Consumerization of IT (Photo credit: Ross Mayfield)
They BYOD (bring your own device) movement is weakening the IT departments ability to manage and if I go Post Hoc Ergo Proctor Hoc (if this, therefore, thenfore that) consumerization of the enterprise (COtE) would be the death star for IT Managers according to Gartner which makes their money mostly from those managers.
When reading through today's post by GigaOm's Barb Darrow I also had the feeling that the more BYOD and COtE increases the less reliant anyone becomes on Gartner or other large analysts firms, and the more they become dependent on GigaOm and other media outlets as we already hear constantly that company engineering talent love to read TechCrunch and get their news from The Verge and others before they get their insights from analyst firms.

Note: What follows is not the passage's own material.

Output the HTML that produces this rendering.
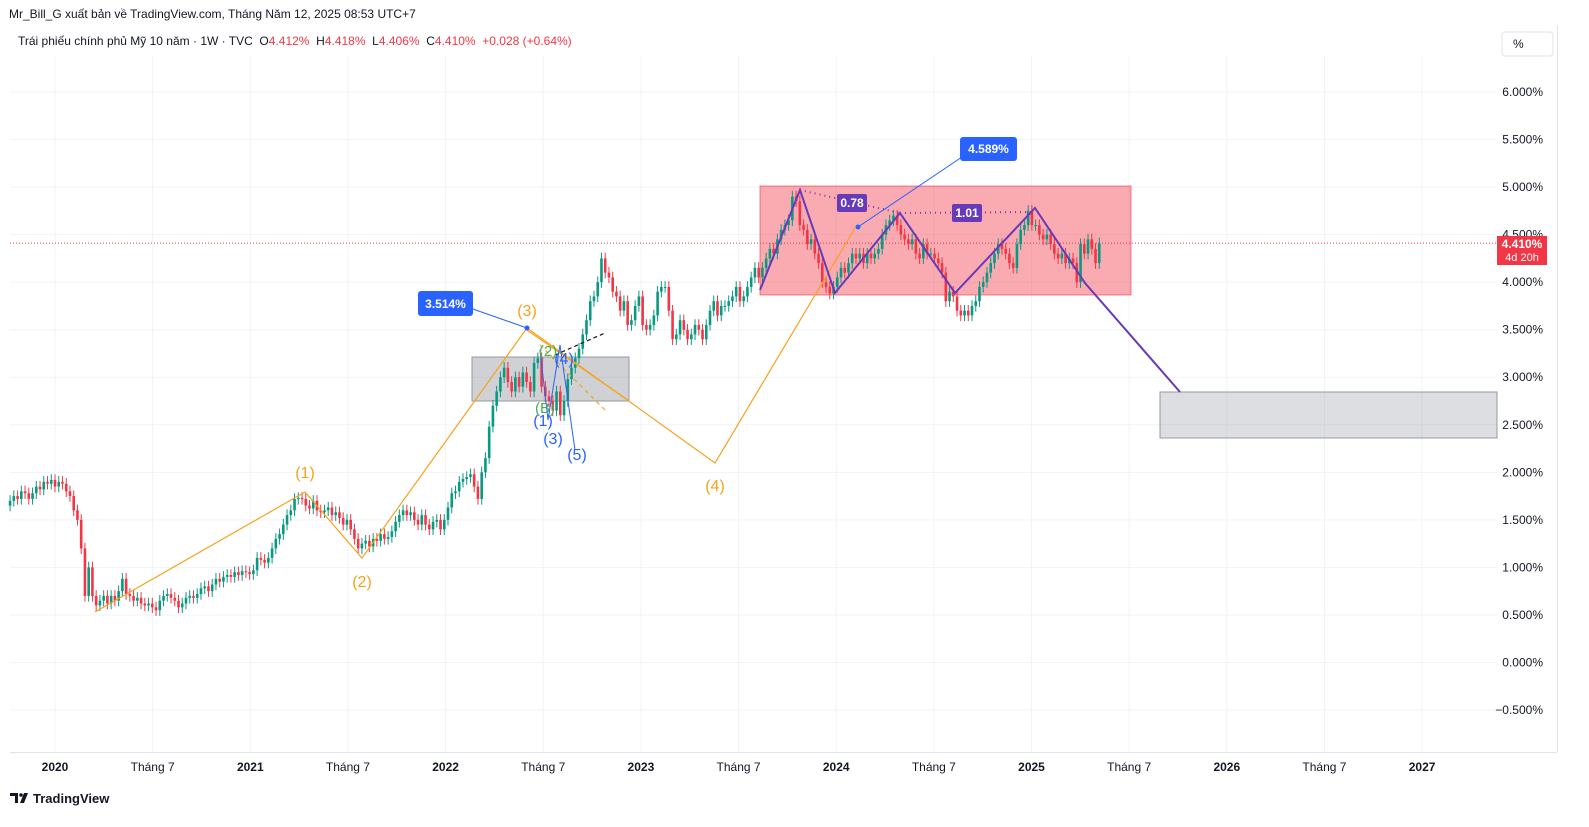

For me this also implies the need for greater hands on evalution of cloud services, more tests, and less reliance on hype and grandiose challenges. Companies still buy from Cisco, IBM, Citrix, Oracle and others who despite "old school" approaches at times, have the financial wherewithal to sell to a Verizon, AT&T or SONY, when the little startup, backed by angels can't do it as easily. That's where partnerships with those larger companies, being part of their eco-system comes into play. Take Dell for example. Their BOOMI platform brings alot of disparate services together, allowing upstarts to become a part of the cloud fabric, yet also enabling larger companies to be interested in those services. Rearden Commerce in travel services is another example of the cloud as the services warehouse and distributor.
Thus Gartner's point about IT getting it's head into the cloud is spot on...as the IT managers have to do it, or their future is dead ended as the end user in companies will simply go to the cloud from their consumer devices, and bypass IT as the costs of IT are assigned back to their group anyway, and the end user is the one who needs the service, not the IT department.